View a selection of implementation strategies from educators who are successfully using ALEKS to achieve dramatic learning outcomes.
Aquin Jr./Sr. High School, Aquin Catholic Schools
Grade(s): 6 - 12
ALEKS Portion of Curriculum: 33%
Time Spent in ALEKS: 6 hours per week; 54 hours per term
ALEKS Course: Middle School Math Course 2, Pre-Algebra, High School Preparation for Algebra 1, Algebra 1, High School Geometry, PreCalculus
Rich Chang, Teacher
After conducting an anonymous survey of the students and their parents, 95 percent rated their experience with ALEKS as "highly satisfied" or better. With over 40 students using the ALEKS system as their core math class, we have seen our outstanding students excel and regain their enthusiasm for math and the students that have traditionally found math more challenging have thrived. It has been amazing to see a class full of students come to class, sit down, and immediately get to work without any hesitation or prodding from the teacher. The students are engaged and are willing to spend more time doing math work than if they were in a traditional classroom.
What challenges did the class or school face in math prior to using ALEKS?
We faced the traditional challenge of pace. Being a small school, we could not have multiple offerings of a math course that is paced to fit a like group of students. Therefore, we risked boring our talented students and leaving our challenged students behind.
How many days per week is class time dedicated to ALEKS?
5 days per week.
What is the average length of a class period when ALEKS is used?
How do you implement ALEKS?
We took our very talented students and our challenged students and recommended to their parents/guardians that they be placed in the ALEKS system. We started off by offering ALEKS over the summer, not for a grade, but to get the students and teachers used to the system, and to better prepare the students for the school year. Once the school year began, each student took a comprehensive assessment in their course and started their course from where ALEKS placed them.
Do you cover ALEKS concepts in a particular order?
No. The students are able to move around their pies.
How do you structure your class period with ALEKS?
Students use ALEKS 100 percent of the time. They take a progress assessment on Monday, then enter the Learning Mode for the remainder of the week.
How did you modify your regular teaching approach as a result of ALEKS?
The teacher has become a "helper" rather than a lecturer.
How often are students required or encouraged to work on ALEKS at home?
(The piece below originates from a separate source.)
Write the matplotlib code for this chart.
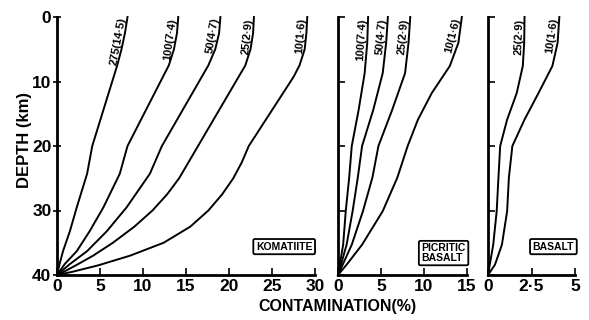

They are required to get three and a half hours in the classroom and average 30 minutes per night for six hours a week.
How do you cultivate parental involvement and support for ALEKS?
We have an informational session at the beginning of summer to describe the ALEKS system, our approach, and how parents can/should work with their children and monitor progress. We then have discussions with each parent and student at the end of the first semester.
Is ALEKS assigned to your students as all or part of their homework responsibilities? If so, what part of the total homework load is it?
ALEKS is their complete math homework.
How do you incorporate ALEKS into your grading system?
Students receive three weekly grades and one final grade. The breakdown is as follows: hours per week equals 25 percent; topics mastered per hour equals 25 percent; relative progress (a ratio of how many concepts a student learns in a week to how many they have outstanding) equals 40 percent; and a final exam (comprehensive assessment) equals 10 percent.
Do you require students to make regular amounts of progress in ALEKS?
Yes, students are measured on their weekly, relative progress. After their Monday progress assessment, we take their remaining concepts and students that learn 10 percent of their remaining concepts that week receive a 100 percent.
Since using ALEKS, please describe the learning outcomes or progress you have seen.
For the first time, the students feel completely in control of their progress and fully aware of where they are and what they need to do. I have noticed that, without exception, this control gives the students a higher stake in their own learning.
Are there any best practices you would like to share with other teachers implementing ALEKS?
When determining how to grade, make sure you use a "balanced scorecard" approach. Each measure you come up with must have a counter measure so the students don't learn how to "game" the system. For example, we measure hours/week, but if we did not also measure topics mastered/hour, students could simply log into the system and stare at their computer.